◆ Dataset excerpts:
[BEGIN]
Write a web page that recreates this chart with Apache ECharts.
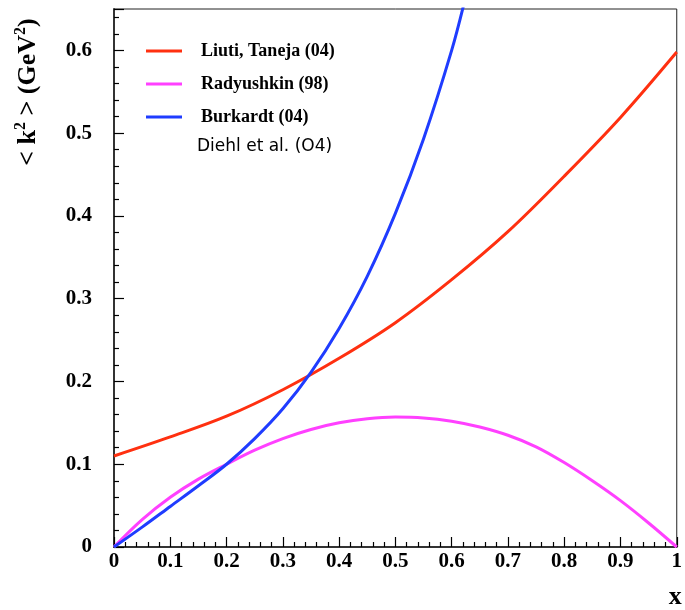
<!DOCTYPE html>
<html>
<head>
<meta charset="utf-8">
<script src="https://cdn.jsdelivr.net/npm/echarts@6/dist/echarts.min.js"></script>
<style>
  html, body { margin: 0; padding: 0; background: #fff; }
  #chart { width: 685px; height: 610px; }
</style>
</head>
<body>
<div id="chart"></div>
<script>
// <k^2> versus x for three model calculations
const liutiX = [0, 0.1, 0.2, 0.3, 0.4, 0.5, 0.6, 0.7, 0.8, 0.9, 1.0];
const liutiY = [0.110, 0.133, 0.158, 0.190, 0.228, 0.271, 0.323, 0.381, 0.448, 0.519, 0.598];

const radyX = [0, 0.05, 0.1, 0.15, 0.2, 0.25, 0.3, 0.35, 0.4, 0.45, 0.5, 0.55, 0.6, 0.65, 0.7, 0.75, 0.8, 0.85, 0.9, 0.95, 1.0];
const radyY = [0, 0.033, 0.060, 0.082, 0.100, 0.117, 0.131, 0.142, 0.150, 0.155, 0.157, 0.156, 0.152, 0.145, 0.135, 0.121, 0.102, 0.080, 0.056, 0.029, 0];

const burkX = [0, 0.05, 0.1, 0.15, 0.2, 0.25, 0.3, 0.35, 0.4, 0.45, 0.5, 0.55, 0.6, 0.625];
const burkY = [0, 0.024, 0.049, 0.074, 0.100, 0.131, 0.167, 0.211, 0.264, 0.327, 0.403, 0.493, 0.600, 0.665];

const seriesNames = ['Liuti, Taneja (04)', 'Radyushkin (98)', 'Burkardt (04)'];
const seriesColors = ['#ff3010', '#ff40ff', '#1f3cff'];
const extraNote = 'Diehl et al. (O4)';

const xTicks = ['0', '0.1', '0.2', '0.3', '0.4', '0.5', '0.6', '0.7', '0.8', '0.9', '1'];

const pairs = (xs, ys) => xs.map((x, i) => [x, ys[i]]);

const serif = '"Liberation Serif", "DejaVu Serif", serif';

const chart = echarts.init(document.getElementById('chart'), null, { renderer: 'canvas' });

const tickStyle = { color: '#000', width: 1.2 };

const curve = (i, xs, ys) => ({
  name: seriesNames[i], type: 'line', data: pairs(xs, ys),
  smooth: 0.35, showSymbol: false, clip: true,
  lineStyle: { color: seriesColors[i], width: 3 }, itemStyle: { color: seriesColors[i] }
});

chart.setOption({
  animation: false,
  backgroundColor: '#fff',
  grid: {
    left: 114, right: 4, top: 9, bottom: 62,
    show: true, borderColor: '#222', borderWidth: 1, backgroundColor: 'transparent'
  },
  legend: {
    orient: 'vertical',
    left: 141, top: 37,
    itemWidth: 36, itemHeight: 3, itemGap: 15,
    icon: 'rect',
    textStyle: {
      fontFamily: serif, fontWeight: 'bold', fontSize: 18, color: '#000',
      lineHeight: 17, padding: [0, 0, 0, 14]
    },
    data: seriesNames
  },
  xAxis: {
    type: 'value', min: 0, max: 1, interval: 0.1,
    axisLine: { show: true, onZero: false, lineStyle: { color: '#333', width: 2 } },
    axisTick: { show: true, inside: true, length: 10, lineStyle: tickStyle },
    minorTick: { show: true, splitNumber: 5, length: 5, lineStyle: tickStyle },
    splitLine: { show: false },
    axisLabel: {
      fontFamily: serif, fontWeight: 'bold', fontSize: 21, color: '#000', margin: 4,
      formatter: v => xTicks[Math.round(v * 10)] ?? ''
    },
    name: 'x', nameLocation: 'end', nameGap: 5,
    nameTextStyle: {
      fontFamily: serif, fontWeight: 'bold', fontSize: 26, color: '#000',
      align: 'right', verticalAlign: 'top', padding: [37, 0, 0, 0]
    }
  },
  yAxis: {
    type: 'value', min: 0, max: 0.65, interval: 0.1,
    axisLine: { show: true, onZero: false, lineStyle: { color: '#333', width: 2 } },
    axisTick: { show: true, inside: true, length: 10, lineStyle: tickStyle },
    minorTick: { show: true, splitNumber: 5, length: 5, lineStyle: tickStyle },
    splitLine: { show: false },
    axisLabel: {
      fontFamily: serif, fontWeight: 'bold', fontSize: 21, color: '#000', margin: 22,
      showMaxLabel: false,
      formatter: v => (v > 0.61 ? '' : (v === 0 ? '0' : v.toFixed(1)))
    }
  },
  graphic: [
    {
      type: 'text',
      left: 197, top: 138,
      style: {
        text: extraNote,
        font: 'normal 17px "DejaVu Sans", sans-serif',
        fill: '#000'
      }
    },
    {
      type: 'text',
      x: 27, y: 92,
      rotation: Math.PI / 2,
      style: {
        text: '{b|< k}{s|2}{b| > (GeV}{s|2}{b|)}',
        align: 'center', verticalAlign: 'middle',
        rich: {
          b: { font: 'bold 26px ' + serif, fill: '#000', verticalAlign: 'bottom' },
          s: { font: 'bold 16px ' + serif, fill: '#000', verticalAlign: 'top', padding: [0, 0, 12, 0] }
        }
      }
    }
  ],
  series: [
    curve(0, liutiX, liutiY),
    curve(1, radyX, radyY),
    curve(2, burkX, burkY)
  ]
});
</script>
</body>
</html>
[END]
[BEGIN]
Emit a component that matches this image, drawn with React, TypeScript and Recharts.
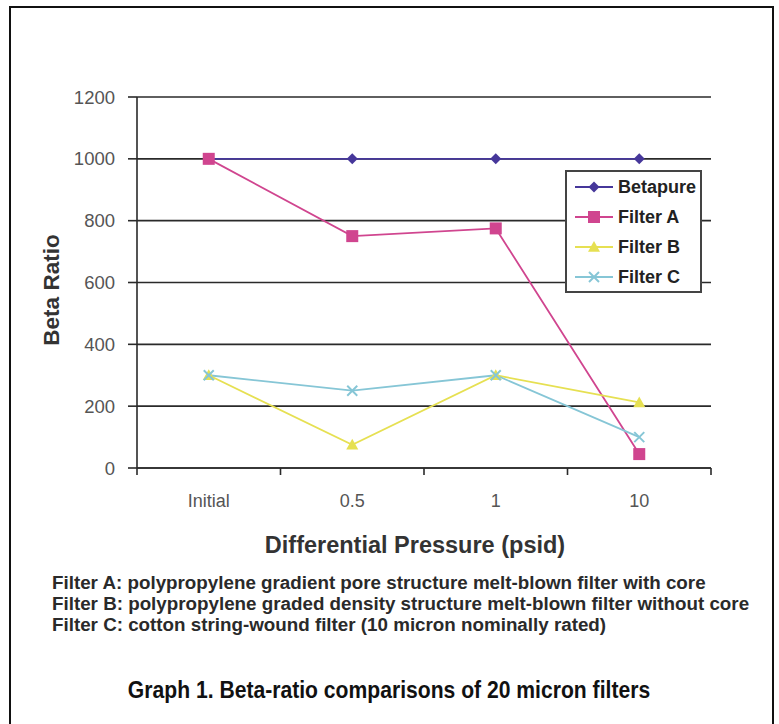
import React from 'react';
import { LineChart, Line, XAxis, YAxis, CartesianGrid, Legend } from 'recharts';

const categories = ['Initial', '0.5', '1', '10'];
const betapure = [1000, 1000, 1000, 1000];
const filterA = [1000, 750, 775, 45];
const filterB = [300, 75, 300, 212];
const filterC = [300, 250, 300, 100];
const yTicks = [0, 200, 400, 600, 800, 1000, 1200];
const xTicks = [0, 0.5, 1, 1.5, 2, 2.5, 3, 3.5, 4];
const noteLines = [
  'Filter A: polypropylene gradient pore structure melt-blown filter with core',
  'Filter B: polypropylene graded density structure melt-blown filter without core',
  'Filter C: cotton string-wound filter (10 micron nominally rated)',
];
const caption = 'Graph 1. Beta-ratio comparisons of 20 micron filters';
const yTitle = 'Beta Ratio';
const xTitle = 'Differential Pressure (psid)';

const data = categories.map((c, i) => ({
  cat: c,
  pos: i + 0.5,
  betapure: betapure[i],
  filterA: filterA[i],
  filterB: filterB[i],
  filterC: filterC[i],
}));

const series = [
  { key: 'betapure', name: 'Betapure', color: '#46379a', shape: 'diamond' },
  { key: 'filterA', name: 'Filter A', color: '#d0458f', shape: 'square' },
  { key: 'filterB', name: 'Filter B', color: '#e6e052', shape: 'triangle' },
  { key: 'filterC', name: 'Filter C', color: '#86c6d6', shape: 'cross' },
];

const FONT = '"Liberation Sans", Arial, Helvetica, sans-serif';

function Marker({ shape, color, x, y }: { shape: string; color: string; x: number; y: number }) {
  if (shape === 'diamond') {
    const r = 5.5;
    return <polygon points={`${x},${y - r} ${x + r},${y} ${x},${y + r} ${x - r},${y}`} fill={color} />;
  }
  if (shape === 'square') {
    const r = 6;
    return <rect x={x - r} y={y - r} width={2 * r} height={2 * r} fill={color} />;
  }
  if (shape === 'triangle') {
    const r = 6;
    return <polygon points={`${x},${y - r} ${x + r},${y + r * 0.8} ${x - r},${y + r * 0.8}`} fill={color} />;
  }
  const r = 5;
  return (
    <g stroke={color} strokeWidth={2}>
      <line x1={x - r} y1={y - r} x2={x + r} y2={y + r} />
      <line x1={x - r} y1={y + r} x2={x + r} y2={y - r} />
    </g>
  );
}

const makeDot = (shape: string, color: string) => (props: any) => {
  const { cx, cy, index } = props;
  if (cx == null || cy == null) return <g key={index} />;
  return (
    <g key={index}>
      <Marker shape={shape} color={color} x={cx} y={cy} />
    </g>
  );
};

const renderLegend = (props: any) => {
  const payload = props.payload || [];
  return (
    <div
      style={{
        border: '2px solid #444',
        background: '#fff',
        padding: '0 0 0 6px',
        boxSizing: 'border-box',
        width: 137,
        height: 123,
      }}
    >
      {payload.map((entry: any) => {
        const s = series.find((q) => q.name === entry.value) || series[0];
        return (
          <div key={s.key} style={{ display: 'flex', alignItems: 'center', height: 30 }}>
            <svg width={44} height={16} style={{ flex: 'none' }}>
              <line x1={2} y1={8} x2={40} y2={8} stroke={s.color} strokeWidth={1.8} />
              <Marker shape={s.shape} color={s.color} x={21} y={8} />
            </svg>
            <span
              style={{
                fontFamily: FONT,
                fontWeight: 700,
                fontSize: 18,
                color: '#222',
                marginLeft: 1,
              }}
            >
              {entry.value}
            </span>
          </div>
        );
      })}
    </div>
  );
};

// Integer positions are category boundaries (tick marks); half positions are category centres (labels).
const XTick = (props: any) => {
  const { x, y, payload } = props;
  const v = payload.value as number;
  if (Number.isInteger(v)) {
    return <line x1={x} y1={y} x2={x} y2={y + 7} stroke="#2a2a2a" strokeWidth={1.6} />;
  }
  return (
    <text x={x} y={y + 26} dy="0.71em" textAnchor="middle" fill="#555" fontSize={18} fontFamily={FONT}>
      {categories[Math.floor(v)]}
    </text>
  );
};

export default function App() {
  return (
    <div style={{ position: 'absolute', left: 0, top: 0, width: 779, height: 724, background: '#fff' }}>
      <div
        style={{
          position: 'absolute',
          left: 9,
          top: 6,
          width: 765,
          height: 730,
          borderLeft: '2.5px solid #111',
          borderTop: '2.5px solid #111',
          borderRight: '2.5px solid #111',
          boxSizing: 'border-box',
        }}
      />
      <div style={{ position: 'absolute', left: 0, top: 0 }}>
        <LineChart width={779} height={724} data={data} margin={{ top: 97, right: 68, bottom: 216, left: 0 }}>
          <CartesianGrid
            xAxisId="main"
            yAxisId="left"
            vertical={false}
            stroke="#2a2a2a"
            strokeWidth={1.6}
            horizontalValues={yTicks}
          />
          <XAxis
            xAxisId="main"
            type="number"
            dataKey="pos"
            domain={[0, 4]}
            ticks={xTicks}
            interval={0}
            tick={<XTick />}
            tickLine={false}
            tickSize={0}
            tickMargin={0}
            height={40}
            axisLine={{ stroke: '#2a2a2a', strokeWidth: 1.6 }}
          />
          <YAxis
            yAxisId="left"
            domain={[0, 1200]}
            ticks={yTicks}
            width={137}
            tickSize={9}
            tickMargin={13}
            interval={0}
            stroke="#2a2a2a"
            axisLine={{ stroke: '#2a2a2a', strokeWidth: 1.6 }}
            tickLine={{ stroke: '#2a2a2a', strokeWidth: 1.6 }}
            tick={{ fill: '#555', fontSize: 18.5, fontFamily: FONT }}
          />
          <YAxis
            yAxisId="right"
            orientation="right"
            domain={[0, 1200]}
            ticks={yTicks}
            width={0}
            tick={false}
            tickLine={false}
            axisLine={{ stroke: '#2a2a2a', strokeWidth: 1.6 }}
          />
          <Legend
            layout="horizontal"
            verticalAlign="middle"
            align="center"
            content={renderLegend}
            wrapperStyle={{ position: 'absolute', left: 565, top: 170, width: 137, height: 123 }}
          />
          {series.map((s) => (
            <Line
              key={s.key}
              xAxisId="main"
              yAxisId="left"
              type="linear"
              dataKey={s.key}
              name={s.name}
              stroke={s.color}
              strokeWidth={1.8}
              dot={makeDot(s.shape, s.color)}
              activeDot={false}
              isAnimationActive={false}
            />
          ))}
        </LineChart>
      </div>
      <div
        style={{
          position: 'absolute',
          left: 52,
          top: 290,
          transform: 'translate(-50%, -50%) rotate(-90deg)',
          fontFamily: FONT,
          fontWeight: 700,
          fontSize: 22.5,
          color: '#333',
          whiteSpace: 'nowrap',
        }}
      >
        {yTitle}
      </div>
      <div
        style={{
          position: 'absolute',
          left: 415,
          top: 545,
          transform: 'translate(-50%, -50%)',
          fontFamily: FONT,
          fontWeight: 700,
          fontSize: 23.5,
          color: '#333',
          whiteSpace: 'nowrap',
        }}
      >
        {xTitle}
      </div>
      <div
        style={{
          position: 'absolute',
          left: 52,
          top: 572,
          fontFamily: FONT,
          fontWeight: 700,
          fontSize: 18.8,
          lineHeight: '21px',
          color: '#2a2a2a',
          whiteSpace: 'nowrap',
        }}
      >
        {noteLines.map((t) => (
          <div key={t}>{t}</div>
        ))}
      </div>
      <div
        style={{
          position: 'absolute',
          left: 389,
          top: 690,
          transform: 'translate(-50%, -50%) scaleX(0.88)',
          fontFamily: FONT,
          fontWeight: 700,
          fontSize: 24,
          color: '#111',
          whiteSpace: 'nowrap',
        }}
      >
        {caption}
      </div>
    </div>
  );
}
[END]
◆ Exercise prompt:
Pictures are not part of the copy. Reproduce the lines from the one containing "Emit a component" through the one containing "Arial, Helvetica, sans-serif';", exactly and nothing more.

◆ Solution to this exercise:
Emit a component that matches this image, drawn with React, TypeScript and Recharts.
import React from 'react';
import { LineChart, Line, XAxis, YAxis, CartesianGrid, Legend } from 'recharts';

const categories = ['Initial', '0.5', '1', '10'];
const betapure = [1000, 1000, 1000, 1000];
const filterA = [1000, 750, 775, 45];
const filterB = [300, 75, 300, 212];
const filterC = [300, 250, 300, 100];
const yTicks = [0, 200, 400, 600, 800, 1000, 1200];
const xTicks = [0, 0.5, 1, 1.5, 2, 2.5, 3, 3.5, 4];
const noteLines = [
  'Filter A: polypropylene gradient pore structure melt-blown filter with core',
  'Filter B: polypropylene graded density structure melt-blown filter without core',
  'Filter C: cotton string-wound filter (10 micron nominally rated)',
];
const caption = 'Graph 1. Beta-ratio comparisons of 20 micron filters';
const yTitle = 'Beta Ratio';
const xTitle = 'Differential Pressure (psid)';

const data = categories.map((c, i) => ({
  cat: c,
  pos: i + 0.5,
  betapure: betapure[i],
  filterA: filterA[i],
  filterB: filterB[i],
  filterC: filterC[i],
}));

const series = [
  { key: 'betapure', name: 'Betapure', color: '#46379a', shape: 'diamond' },
  { key: 'filterA', name: 'Filter A', color: '#d0458f', shape: 'square' },
  { key: 'filterB', name: 'Filter B', color: '#e6e052', shape: 'triangle' },
  { key: 'filterC', name: 'Filter C', color: '#86c6d6', shape: 'cross' },
];

const FONT = '"Liberation Sans", Arial, Helvetica, sans-serif';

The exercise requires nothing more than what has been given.